↓
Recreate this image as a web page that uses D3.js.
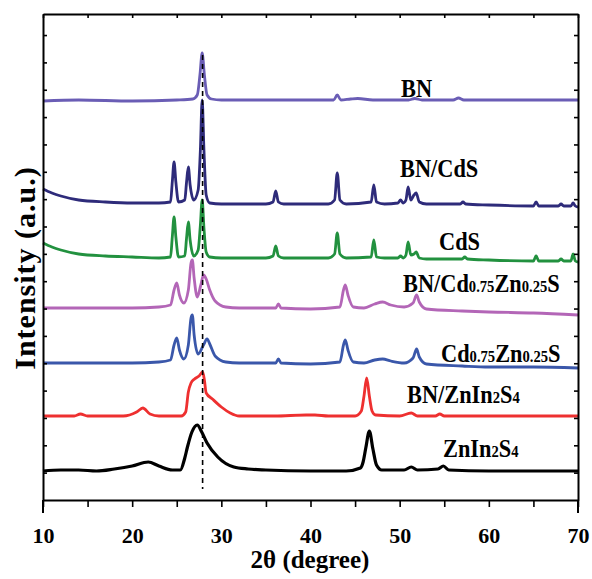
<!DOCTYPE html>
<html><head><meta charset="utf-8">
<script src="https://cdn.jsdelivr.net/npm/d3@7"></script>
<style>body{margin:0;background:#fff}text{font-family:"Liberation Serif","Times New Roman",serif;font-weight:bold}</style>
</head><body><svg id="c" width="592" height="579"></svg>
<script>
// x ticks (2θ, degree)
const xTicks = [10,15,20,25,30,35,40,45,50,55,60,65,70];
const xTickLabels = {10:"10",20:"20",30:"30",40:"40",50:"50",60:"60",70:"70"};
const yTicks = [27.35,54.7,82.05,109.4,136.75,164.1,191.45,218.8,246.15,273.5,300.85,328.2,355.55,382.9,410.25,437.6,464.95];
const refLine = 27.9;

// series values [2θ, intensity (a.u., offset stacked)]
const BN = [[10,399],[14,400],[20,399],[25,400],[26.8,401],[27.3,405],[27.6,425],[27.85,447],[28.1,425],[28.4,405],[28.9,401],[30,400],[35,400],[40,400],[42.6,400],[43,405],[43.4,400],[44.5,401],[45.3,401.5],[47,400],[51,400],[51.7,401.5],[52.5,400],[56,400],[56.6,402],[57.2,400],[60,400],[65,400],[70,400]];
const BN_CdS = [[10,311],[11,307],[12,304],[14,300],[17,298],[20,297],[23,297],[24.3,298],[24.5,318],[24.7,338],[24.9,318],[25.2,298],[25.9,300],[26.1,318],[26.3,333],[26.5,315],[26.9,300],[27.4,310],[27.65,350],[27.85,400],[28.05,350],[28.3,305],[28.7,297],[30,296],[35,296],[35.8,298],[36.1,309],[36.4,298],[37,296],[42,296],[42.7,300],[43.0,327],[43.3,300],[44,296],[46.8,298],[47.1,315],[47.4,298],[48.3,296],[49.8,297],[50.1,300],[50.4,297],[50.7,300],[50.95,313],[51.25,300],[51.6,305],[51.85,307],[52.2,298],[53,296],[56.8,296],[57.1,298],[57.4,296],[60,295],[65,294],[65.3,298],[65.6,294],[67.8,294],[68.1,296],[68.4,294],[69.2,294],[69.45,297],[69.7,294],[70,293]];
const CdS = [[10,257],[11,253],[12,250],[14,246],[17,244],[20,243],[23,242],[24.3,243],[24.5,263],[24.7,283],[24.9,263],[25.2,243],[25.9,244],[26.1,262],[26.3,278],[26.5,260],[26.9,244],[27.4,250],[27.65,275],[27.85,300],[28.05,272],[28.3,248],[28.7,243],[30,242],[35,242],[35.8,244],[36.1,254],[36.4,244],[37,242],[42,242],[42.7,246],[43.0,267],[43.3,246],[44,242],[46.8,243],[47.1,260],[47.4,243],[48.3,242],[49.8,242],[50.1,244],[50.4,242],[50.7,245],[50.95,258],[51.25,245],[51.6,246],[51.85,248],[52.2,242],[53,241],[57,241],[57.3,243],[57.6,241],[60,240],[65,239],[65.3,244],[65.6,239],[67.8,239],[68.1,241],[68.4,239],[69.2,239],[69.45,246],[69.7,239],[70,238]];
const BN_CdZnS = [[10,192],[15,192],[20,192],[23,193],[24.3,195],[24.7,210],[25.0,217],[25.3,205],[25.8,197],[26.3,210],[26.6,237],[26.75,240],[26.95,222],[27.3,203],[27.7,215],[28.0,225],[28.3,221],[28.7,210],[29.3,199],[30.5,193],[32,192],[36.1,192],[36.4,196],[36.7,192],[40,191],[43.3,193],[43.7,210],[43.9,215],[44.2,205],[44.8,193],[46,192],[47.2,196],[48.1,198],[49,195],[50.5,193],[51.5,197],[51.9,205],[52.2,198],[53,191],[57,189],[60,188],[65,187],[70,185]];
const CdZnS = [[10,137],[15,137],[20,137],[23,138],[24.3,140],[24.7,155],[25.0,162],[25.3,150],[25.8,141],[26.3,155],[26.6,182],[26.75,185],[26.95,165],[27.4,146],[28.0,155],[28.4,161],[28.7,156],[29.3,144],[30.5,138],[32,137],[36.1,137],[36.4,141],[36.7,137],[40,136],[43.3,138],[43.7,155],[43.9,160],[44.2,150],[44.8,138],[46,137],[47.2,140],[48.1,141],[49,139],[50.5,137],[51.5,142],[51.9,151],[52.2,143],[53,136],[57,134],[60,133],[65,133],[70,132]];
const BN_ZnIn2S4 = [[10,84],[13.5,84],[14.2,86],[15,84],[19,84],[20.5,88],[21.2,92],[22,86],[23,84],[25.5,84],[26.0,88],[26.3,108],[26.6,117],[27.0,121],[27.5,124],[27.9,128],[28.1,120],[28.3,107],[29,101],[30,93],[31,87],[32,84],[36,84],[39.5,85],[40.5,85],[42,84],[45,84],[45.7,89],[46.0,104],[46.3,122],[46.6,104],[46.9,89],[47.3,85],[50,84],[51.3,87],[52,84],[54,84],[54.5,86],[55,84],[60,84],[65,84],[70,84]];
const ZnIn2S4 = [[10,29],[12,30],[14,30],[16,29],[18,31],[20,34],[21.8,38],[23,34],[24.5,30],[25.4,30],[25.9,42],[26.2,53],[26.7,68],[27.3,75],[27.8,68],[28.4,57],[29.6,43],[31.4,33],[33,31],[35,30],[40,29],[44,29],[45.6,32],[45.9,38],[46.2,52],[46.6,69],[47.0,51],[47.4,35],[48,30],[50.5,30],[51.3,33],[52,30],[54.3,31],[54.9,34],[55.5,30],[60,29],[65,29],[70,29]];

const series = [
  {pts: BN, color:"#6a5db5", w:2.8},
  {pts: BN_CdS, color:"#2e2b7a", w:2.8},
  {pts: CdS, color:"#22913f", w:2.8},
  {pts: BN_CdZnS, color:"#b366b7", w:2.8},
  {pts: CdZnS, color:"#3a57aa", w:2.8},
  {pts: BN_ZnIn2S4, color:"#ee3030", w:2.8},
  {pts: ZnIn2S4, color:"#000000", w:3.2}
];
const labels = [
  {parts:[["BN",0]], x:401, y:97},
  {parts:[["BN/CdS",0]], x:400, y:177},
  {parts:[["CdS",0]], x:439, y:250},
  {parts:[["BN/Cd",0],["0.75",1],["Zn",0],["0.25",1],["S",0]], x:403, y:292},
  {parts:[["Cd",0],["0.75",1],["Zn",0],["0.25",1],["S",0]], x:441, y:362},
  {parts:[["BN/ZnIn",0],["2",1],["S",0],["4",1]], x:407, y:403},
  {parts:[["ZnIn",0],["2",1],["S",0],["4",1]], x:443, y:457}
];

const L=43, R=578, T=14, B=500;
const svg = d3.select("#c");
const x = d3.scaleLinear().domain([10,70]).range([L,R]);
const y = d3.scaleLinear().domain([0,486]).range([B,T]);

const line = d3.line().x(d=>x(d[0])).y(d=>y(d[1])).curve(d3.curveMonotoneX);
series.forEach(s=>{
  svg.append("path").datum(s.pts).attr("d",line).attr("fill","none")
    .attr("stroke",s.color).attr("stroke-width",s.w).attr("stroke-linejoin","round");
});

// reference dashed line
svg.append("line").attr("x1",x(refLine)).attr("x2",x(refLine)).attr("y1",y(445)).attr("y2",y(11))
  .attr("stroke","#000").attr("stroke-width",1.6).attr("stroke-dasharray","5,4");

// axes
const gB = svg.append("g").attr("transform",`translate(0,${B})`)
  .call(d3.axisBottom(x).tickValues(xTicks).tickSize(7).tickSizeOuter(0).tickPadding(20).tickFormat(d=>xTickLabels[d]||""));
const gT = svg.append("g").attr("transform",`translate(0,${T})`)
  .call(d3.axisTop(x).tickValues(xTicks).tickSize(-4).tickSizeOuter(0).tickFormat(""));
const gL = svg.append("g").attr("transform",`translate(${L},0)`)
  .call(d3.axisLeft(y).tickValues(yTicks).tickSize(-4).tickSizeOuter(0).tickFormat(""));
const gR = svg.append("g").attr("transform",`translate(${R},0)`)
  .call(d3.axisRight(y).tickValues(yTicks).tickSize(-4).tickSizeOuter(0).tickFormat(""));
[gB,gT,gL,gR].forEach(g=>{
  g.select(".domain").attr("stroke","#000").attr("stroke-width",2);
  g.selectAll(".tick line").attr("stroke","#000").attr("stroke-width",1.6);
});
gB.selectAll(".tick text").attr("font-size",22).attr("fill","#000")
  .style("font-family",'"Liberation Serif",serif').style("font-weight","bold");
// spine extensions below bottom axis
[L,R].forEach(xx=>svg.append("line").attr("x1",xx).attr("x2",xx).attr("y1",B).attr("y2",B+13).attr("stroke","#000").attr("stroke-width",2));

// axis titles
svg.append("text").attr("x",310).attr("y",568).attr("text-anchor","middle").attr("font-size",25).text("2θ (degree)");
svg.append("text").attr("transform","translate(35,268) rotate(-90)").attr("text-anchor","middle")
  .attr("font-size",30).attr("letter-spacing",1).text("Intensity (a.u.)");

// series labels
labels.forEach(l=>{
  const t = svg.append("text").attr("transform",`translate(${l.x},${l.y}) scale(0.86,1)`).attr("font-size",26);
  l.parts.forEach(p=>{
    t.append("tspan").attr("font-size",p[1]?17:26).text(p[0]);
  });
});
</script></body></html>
↑
Starting at the top of the listing above, reproduce each line up to and including the one with "const refLine = 27.9;"; omit the pictures.

Recreate this image as a web page that uses D3.js.
<!DOCTYPE html>
<html><head><meta charset="utf-8">
<script src="https://cdn.jsdelivr.net/npm/d3@7"></script>
<style>body{margin:0;background:#fff}text{font-family:"Liberation Serif","Times New Roman",serif;font-weight:bold}</style>
</head><body><svg id="c" width="592" height="579"></svg>
<script>
// x ticks (2θ, degree)
const xTicks = [10,15,20,25,30,35,40,45,50,55,60,65,70];
const xTickLabels = {10:"10",20:"20",30:"30",40:"40",50:"50",60:"60",70:"70"};
const yTicks = [27.35,54.7,82.05,109.4,136.75,164.1,191.45,218.8,246.15,273.5,300.85,328.2,355.55,382.9,410.25,437.6,464.95];
const refLine = 27.9;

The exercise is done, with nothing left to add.